__Problem details__
Scan the records below for the line with "Write a Python" and the line with "plt.rcParams['axes.unicode_minus'] = False", and retype that range exactly, both ends included, pictures excepted.

__Listed records__

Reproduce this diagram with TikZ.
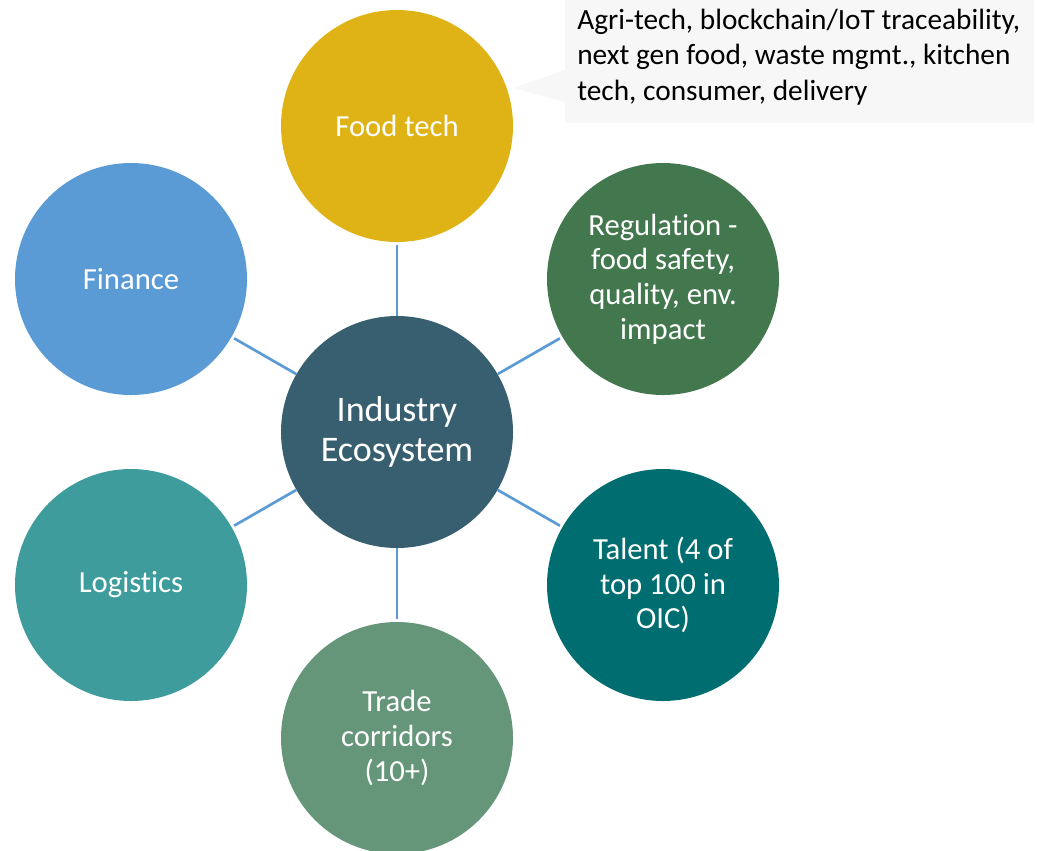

* * *

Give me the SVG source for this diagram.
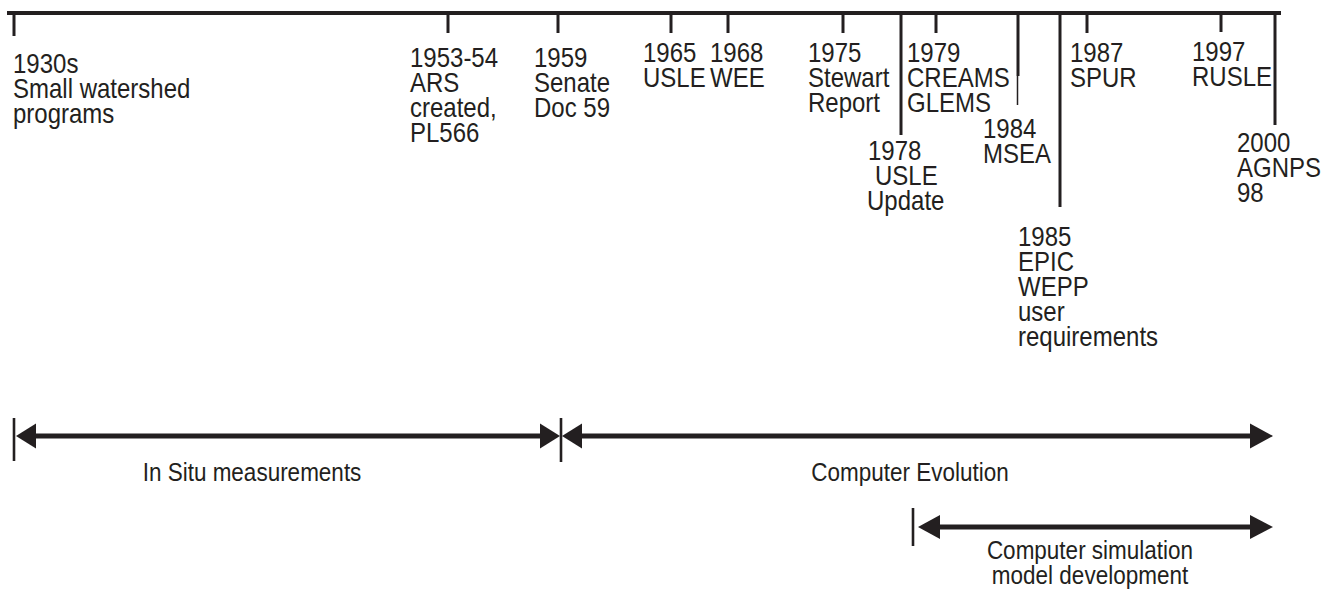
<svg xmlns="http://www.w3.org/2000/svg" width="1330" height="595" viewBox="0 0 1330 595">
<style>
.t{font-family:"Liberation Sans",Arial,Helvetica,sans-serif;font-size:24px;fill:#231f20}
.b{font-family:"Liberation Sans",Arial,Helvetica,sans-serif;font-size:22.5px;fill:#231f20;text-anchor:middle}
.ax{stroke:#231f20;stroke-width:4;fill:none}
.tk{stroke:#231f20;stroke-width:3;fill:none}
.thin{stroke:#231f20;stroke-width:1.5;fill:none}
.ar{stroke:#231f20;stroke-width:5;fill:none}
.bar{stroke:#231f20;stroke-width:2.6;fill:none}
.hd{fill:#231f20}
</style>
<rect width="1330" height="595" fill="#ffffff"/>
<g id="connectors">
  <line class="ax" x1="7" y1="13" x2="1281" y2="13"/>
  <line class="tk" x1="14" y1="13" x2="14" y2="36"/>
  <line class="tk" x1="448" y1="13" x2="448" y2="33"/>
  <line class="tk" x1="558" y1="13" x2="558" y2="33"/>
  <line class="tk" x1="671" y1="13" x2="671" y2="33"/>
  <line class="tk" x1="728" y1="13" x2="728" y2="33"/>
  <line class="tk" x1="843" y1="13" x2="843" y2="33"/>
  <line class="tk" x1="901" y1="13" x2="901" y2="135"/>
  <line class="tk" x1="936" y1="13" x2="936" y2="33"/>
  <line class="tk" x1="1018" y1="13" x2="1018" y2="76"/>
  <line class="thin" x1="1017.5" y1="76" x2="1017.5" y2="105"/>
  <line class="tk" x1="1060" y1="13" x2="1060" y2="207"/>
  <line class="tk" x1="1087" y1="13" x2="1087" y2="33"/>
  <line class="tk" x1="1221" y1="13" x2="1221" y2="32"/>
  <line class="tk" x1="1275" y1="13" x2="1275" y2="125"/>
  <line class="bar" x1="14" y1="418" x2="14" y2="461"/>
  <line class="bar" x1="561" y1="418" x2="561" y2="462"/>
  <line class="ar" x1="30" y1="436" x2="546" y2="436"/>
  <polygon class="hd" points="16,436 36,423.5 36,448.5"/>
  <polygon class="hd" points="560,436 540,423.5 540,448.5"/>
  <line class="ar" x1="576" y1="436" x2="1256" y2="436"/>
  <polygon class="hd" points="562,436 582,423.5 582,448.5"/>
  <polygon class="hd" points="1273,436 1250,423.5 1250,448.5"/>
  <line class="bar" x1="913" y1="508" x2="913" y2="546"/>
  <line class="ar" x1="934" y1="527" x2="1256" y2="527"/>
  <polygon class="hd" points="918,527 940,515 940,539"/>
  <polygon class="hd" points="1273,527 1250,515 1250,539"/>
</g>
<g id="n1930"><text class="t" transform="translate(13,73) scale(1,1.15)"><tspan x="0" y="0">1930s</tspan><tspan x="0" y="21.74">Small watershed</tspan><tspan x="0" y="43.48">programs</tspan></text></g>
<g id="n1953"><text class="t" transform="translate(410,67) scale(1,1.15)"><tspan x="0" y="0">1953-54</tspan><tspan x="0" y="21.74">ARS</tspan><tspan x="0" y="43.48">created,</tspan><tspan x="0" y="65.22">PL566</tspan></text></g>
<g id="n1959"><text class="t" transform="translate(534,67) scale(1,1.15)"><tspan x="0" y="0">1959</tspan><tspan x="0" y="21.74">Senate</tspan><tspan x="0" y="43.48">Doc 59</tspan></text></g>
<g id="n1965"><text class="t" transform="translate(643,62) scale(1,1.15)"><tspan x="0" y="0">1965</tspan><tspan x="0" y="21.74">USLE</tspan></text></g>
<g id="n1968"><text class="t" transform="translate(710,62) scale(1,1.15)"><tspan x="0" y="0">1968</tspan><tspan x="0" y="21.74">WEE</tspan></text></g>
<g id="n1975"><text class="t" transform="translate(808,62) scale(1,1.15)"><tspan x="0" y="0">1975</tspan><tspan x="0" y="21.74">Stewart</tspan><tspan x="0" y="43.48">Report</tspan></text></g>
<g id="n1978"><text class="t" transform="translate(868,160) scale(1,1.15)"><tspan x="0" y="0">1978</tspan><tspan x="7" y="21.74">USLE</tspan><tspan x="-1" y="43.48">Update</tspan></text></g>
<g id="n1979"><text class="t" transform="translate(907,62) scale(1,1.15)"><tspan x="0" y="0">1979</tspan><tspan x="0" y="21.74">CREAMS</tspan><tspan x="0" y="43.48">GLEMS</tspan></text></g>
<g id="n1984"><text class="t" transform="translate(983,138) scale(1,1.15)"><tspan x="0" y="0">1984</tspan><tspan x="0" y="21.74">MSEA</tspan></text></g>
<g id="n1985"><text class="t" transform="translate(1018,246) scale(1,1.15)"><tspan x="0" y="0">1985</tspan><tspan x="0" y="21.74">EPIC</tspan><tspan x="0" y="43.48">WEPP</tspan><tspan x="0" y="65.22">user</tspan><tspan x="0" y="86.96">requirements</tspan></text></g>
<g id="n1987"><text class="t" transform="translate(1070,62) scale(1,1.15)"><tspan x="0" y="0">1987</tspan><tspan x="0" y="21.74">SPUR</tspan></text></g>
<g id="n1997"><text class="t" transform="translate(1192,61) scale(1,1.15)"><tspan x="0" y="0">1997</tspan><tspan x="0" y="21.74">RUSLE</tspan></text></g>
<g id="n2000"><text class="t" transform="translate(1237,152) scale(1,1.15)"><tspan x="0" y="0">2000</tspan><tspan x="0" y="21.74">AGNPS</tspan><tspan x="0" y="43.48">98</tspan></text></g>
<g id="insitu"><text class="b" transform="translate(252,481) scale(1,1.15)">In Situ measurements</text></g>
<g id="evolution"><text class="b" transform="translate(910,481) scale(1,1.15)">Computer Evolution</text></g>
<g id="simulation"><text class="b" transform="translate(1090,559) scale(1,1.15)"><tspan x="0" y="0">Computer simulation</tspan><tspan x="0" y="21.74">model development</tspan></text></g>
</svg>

==

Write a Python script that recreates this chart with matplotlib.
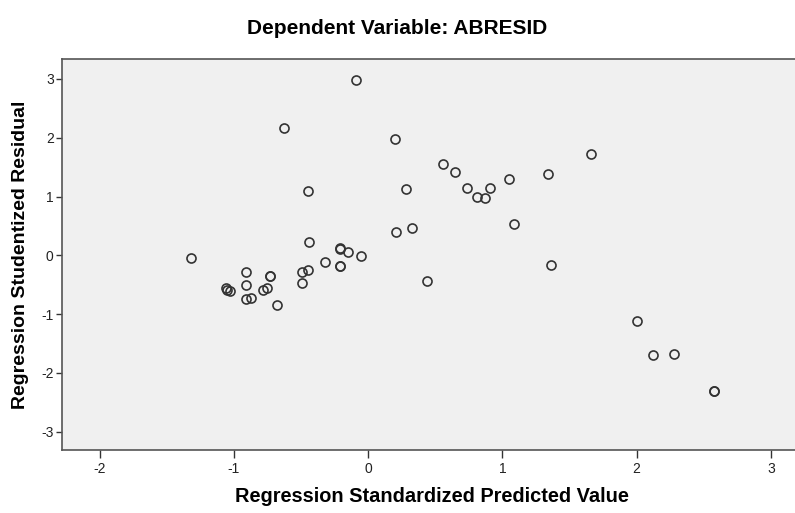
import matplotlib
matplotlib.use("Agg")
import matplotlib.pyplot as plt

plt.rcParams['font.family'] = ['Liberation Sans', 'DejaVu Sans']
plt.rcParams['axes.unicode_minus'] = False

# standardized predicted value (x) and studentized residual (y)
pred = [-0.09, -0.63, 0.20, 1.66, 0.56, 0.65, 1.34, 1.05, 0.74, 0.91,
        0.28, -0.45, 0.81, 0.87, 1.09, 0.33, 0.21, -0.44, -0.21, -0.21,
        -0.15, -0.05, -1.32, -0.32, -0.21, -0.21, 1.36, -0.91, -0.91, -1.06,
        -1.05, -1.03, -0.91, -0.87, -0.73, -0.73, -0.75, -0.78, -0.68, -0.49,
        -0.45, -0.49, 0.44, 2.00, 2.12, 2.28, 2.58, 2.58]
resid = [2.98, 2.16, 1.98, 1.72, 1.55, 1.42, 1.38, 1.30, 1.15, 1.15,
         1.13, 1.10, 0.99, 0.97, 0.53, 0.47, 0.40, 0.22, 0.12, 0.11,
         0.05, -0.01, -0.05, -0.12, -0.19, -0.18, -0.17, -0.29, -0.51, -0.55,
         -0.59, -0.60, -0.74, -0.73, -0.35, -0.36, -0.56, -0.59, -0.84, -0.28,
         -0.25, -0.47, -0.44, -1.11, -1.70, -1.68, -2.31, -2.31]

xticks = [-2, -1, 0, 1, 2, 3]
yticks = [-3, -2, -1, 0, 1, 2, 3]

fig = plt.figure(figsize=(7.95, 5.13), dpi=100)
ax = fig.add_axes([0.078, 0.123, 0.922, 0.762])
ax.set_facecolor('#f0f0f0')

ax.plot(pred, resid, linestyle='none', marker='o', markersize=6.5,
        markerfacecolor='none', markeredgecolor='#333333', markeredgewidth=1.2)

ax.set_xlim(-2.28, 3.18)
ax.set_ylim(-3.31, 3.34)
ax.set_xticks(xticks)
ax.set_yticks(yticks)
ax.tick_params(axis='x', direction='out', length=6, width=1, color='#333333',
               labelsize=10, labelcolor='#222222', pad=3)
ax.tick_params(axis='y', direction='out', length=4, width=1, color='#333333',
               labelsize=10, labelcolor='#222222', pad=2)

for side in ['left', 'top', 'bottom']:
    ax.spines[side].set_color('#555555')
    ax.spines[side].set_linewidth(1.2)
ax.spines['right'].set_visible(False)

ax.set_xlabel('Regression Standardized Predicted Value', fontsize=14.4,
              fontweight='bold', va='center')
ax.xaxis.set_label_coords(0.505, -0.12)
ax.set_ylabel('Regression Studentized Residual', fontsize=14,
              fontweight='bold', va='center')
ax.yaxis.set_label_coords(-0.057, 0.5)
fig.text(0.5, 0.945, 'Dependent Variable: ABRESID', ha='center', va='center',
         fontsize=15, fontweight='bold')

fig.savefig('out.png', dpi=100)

__Finished task__
Write a Python script that recreates this chart with matplotlib.
import matplotlib
matplotlib.use("Agg")
import matplotlib.pyplot as plt

plt.rcParams['font.family'] = ['Liberation Sans', 'DejaVu Sans']
plt.rcParams['axes.unicode_minus'] = False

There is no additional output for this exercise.